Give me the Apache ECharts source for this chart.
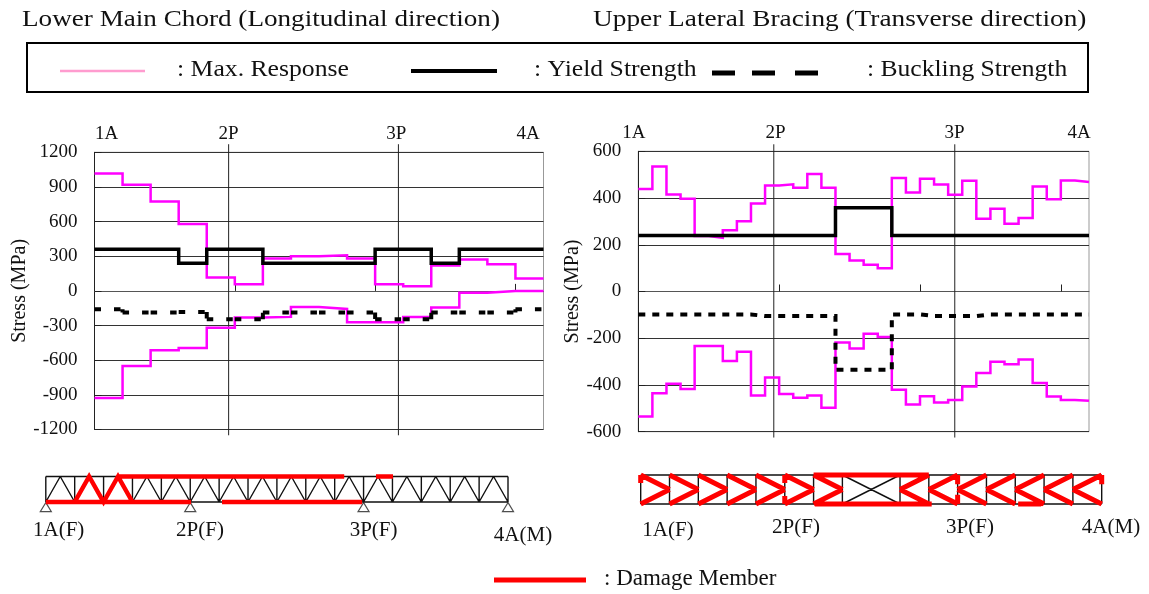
<!DOCTYPE html>
<html><head><meta charset="utf-8">
<style>html,body{margin:0;padding:0;background:#fff}#c{width:1149px;height:594px}</style>
<script src="https://cdn.jsdelivr.net/npm/echarts@6/dist/echarts.min.js"></script>
</head><body><div id="c"></div>
<script>
// ---- data ----
const chordMaxTop = [1016,918,774,580,115,58,280,300,309,280,58,40,219,271,231,107];
const chordMaxBottom = [-927,-650,-514,-494,-318,-231,-225,-139,-156,-271,-271,-225,-144,-17,0,0];
const chordYield = [360,360,360,240,360,360,240,240,240,240,360,360,240,360,360,360];
const chordBuckling = [-159,-187,-187,-183,-245,-245,-187,-187,-187,-187,-245,-245,-187,-187,-187,-159];
const braceMaxTop = [439,535,415,397,238,230,262,301,377,454,459,444,503,444,161,133,114,100,486,424,482,458,414,474,311,354,290,315,449,395,475,469];
const braceMaxBottom = [-535,-435,-395,-417,-233,-233,-297,-258,-445,-368,-439,-455,-445,-498,-218,-244,-181,-195,-421,-484,-448,-475,-464,-407,-349,-301,-311,-291,-392,-449,-464,-468];
const braceYield = [240,240,240,240,240,240,240,240,240,240,240,240,240,240,358,358,358,358,240,240,240,240,240,240,240,240,240,240,240,240,240,240];
const braceBuckling = [-98,-98,-98,-98,-98,-98,-98,-98,-105,-105,-105,-105,-105,-105,-335,-335,-335,-335,-98,-98,-105,-105,-105,-105,-98,-98,-98,-98,-98,-98,-98,-98];
const chordPierX = [4.78,10.83];
const bracePierX = [9.62,22.47];
const pierLabels = ['1A','2P','3P','4A'];
const chordPierLabelX = [0.43,4.78,10.75,15.45];
const bracePierLabelX = [0,9.75,22.45,31.3];
const chordTicks = [0,5,10,15];
const braceTicks = [0,10,20,30];
const trussSupports = [0,5,11,16];
const chordRedBottom = [[0,5.03],[6.1,10.95]];
const chordRedTop = [[2.53,10.33],[11.43,12.02]];
const chordRedDiag = [[1,0],[1.5,1],[2,0],[2.5,1],[3,0]];
const braceLeftPanels = [0,1,2,3,4,5,6];
const braceRightPanels = [9,10,11,12,13,14,15];
const braceStubs = [[0,1,0,.72],[5,1,5,.72],[5,.28,5,0],[11,1,11,.68],[11,.32,11,0],[16,1,16,.68]];
const braceRedChords = [[6,1,10,1],[6.05,0,10.1,0],[13.1,0,13.9,0]];

// ---- helpers ----
const GAP = [null,null];
const steps = a => a.flatMap((v,i)=>[[i,v],[i+1,v]]);
const brokenSteps = a => a.flatMap((v,i)=>{
  const out=[];
  if(i>0 && a[i-1]!==v) out.push([i,a[i-1]],[i,v],GAP);
  out.push([i,v],[i+1,v],GAP);
  return out;
});
const segs = list => list.flatMap(s=>[[s[0],s[1]],[s[2],s[3]],GAP]);
const serif = '"Liberation Serif","Times New Roman",serif';
const MAG='#ff00ff', RED='#ff0000';

function line(name,data,grid,color,width,dash,extra){
  return Object.assign({type:'line',name,data,xAxisIndex:grid.x,yAxisIndex:grid.y,symbol:'none',
    silent:true,animation:false,clip:false,connectNulls:false,
    lineStyle:{color,width,type:dash||'solid',cap:'butt',join:'miter'}},extra||{});
}
const G0={x:0,y:0},G1={x:2,y:1},T0={x:4,y:2},T1={x:5,y:3};

const plotAxisY=(i,min,max,interval,gap)=>({type:'value',gridIndex:i,min,max,interval,
  name:'Stress (MPa)',nameLocation:'middle',nameRotate:90,nameGap:gap,
  nameTextStyle:{fontFamily:serif,fontSize:20,color:'#111'},
  axisLine:{show:true,onZero:false,lineStyle:{color:'#222',width:1}},
  axisTick:{show:true,inside:true,length:7,lineStyle:{color:'#222'}},
  axisLabel:{fontFamily:serif,fontSize:19,color:'#111',margin:17,formatter:v=>String(v)},
  splitLine:{show:true,lineStyle:{color:'#333',width:1}}});
const zeroAxisX=(i,max,interval,ticks)=>({type:'value',gridIndex:i,min:0,max,interval,
  axisLine:{show:true,onZero:true,lineStyle:{color:'#555',width:1}},
  axisTick:{show:true,inside:true,length:7,customValues:ticks,lineStyle:{color:'#222'}},
  axisLabel:{show:false},splitLine:{show:false}});
const topAxisX=(i,max,vals,firstPad)=>({type:'value',gridIndex:i,min:0,max,position:'top',
  axisLine:{show:false,onZero:false},axisTick:{show:false},splitLine:{show:false},
  axisLabel:{show:true,showMinLabel:true,showMaxLabel:true,hideOverlap:false,customValues:vals,margin:9,fontFamily:serif,fontSize:19,color:'#111',
    rich:{first:{fontFamily:serif,fontSize:19,color:'#111',padding:[0,firstPad,0,0]}},
    formatter:v=>{const k=vals.indexOf(v);return k===0&&firstPad?'{first|'+pierLabels[k]+'}':pierLabels[k];}}});
const hiddenX=i=>({type:'value',gridIndex:i,min:0,max:16,show:false});
const hiddenY=i=>({type:'value',gridIndex:i,min:0,max:1,show:false});

// truss geometry
const panelPosts=[0,1,2,3,4,5,6,7,8,9,10,11,12,13,14,15,16];
const chordBlack=segs([[0,1,16,1],[0,0,16,0]].concat(
  panelPosts.map(p=>[p,0,p,1]),
  panelPosts.slice(0,16).flatMap(p=>[[p,0,p+.5,1],[p+.5,1,p+1,0]])));
const braceBlack=segs([[0,1,16,1],[0,0,16,0],[7,1,9,0],[7,0,9,1]].concat(
  panelPosts.filter(p=>p!==8).map(p=>[p,0,p,1])));
const chordRed=segs(chordRedBottom.map(s=>[s[0],0,s[1],0]).concat(chordRedTop.map(s=>[s[0],1,s[1],1]))).concat(chordRedDiag);
const braceRed=segs(braceStubs.concat(braceRedChords,
  braceLeftPanels.flatMap(p=>[[p,1,p+1,.5],[p,0,p+1,.5]]),
  braceRightPanels.flatMap(p=>[[p,.5,p+1,1],[p,.5,p+1,0]])));

const txt=(text,x,y,size,align,sx)=>({type:'text',silent:true,x,y,scaleX:sx||1,style:{text,x:0,y:0,fill:'#111',font:size+'px '+serif,textAlign:align||'left',textVerticalAlign:'middle'}});
const ln=(x1,y1,x2,y2,color,w)=>({type:'line',silent:true,shape:{x1,y1,x2,y2},style:{stroke:color,lineWidth:w}});

const chart=echarts.init(document.getElementById('c'),null,{renderer:'canvas'});
chart.setOption({
  animation:false,backgroundColor:'#fff',
  grid:[
    {left:94.5,top:152.3,width:449,height:277.2,show:true,borderColor:'#999',borderWidth:1,backgroundColor:'transparent'},
    {left:638.3,top:151.3,width:450.7,height:280.4,show:true,borderColor:'#999',borderWidth:1,backgroundColor:'transparent'},
    {left:45.8,top:476.5,width:462.2,height:25.5},
    {left:640.7,top:475,width:461,height:29}
  ],
  xAxis:[zeroAxisX(0,16,5,chordTicks),topAxisX(0,16,chordPierLabelX,0),zeroAxisX(1,32,10,braceTicks),topAxisX(1,32,bracePierLabelX,9),hiddenX(2),hiddenX(3)],
  yAxis:[plotAxisY(0,-1200,1200,300,65),plotAxisY(1,-600,600,200,55),hiddenY(2),hiddenY(3)],
  series:[
    line('2P',[[chordPierX[0],1270],[chordPierX[0],-1250]],G0,'#222',1),
    line('3P',[[chordPierX[1],1270],[chordPierX[1],-1250]],G0,'#222',1),
    line('Max. Response',steps(chordMaxTop),G0,MAG,2.5),
    line('Max. Response',steps(chordMaxBottom),G0,MAG,2.5),
    line('Yield Strength',steps(chordYield),G0,'#000',3.5),
    line('Buckling Strength',brokenSteps(chordBuckling),G0,'#000',4,[6.5,13]),
    line('2P',[[bracePierX[0],630],[bracePierX[0],-625]],G1,'#222',1),
    line('3P',[[bracePierX[1],630],[bracePierX[1],-625]],G1,'#222',1),
    line('Max. Response',steps(braceMaxTop),G1,MAG,2.5),
    line('Max. Response',steps(braceMaxBottom),G1,MAG,2.5),
    line('Yield Strength',steps(braceYield),G1,'#000',3.5),
    line('Buckling Strength',steps(braceBuckling),G1,'#000',4,[7,7]),
    line('Truss',chordBlack,T0,'#111',1.4),
    line('Damage Member',chordRed,T0,RED,4.5),
    {type:'scatter',name:'Supports',xAxisIndex:4,yAxisIndex:2,silent:true,animation:false,clip:false,symbol:'triangle',symbolSize:[11,9],
      data:trussSupports.map(s=>[s,-0.2]),itemStyle:{color:'#fff',borderColor:'#222',borderWidth:1.2}},
    line('Truss',braceBlack,T1,'#111',1.4),
    line('Damage Member',braceRed,T1,RED,5)
  ],
  graphic:[
    txt('Lower Main Chord (Longitudinal direction)',22,20,24,'left',1.131),
    txt('Upper Lateral Bracing (Transverse direction)',593,20,24,'left',1.138),
    {type:'rect',silent:true,shape:{x:27,y:43,width:1061,height:49},style:{fill:'none',stroke:'#000',lineWidth:2}},
    ln(60,71,145,71,'#ff9ccf',2.5),
    txt(': Max. Response',177,70,24,'left',1.07),
    ln(411,71,497,71,'#000',4),
    txt(': Yield Strength',534,70,24,'left',1.07),
    ln(712,73,735,73,'#000',5),ln(752,73,775,73,'#000',5),ln(795,73,818,73,'#000',5),
    txt(': Buckling Strength',867,70,24,'left',1.065),
    txt('1A(F)',58.7,530,21,'center'),
    txt('2P(F)',200,530,21,'center'),
    txt('3P(F)',373.6,530,21,'center'),
    txt('4A(M)',523,535,21,'center'),
    txt('1A(F)',668,530,21,'center'),
    txt('2P(F)',796,527,21,'center'),
    txt('3P(F)',970,527,21,'center'),
    txt('4A(M)',1111,527,21,'center'),
    ln(494,580,586,580,RED,5),
    txt(': Damage Member',604,579,23)
  ]
});
</script></body></html>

### STATED EXERCISE
From the first line of the listing above, repeat every line through the one holding "braceRedChords = [[6,1,10,1],[6.05,0,10.1,0],[13.1,0,13.9,0]];". Both ends count, and pictures stay out.

### THE RESULT
Give me the Apache ECharts source for this chart.
<!DOCTYPE html>
<html><head><meta charset="utf-8">
<style>html,body{margin:0;padding:0;background:#fff}#c{width:1149px;height:594px}</style>
<script src="https://cdn.jsdelivr.net/npm/echarts@6/dist/echarts.min.js"></script>
</head><body><div id="c"></div>
<script>
// ---- data ----
const chordMaxTop = [1016,918,774,580,115,58,280,300,309,280,58,40,219,271,231,107];
const chordMaxBottom = [-927,-650,-514,-494,-318,-231,-225,-139,-156,-271,-271,-225,-144,-17,0,0];
const chordYield = [360,360,360,240,360,360,240,240,240,240,360,360,240,360,360,360];
const chordBuckling = [-159,-187,-187,-183,-245,-245,-187,-187,-187,-187,-245,-245,-187,-187,-187,-159];
const braceMaxTop = [439,535,415,397,238,230,262,301,377,454,459,444,503,444,161,133,114,100,486,424,482,458,414,474,311,354,290,315,449,395,475,469];
const braceMaxBottom = [-535,-435,-395,-417,-233,-233,-297,-258,-445,-368,-439,-455,-445,-498,-218,-244,-181,-195,-421,-484,-448,-475,-464,-407,-349,-301,-311,-291,-392,-449,-464,-468];
const braceYield = [240,240,240,240,240,240,240,240,240,240,240,240,240,240,358,358,358,358,240,240,240,240,240,240,240,240,240,240,240,240,240,240];
const braceBuckling = [-98,-98,-98,-98,-98,-98,-98,-98,-105,-105,-105,-105,-105,-105,-335,-335,-335,-335,-98,-98,-105,-105,-105,-105,-98,-98,-98,-98,-98,-98,-98,-98];
const chordPierX = [4.78,10.83];
const bracePierX = [9.62,22.47];
const pierLabels = ['1A','2P','3P','4A'];
const chordPierLabelX = [0.43,4.78,10.75,15.45];
const bracePierLabelX = [0,9.75,22.45,31.3];
const chordTicks = [0,5,10,15];
const braceTicks = [0,10,20,30];
const trussSupports = [0,5,11,16];
const chordRedBottom = [[0,5.03],[6.1,10.95]];
const chordRedTop = [[2.53,10.33],[11.43,12.02]];
const chordRedDiag = [[1,0],[1.5,1],[2,0],[2.5,1],[3,0]];
const braceLeftPanels = [0,1,2,3,4,5,6];
const braceRightPanels = [9,10,11,12,13,14,15];
const braceStubs = [[0,1,0,.72],[5,1,5,.72],[5,.28,5,0],[11,1,11,.68],[11,.32,11,0],[16,1,16,.68]];
const braceRedChords = [[6,1,10,1],[6.05,0,10.1,0],[13.1,0,13.9,0]];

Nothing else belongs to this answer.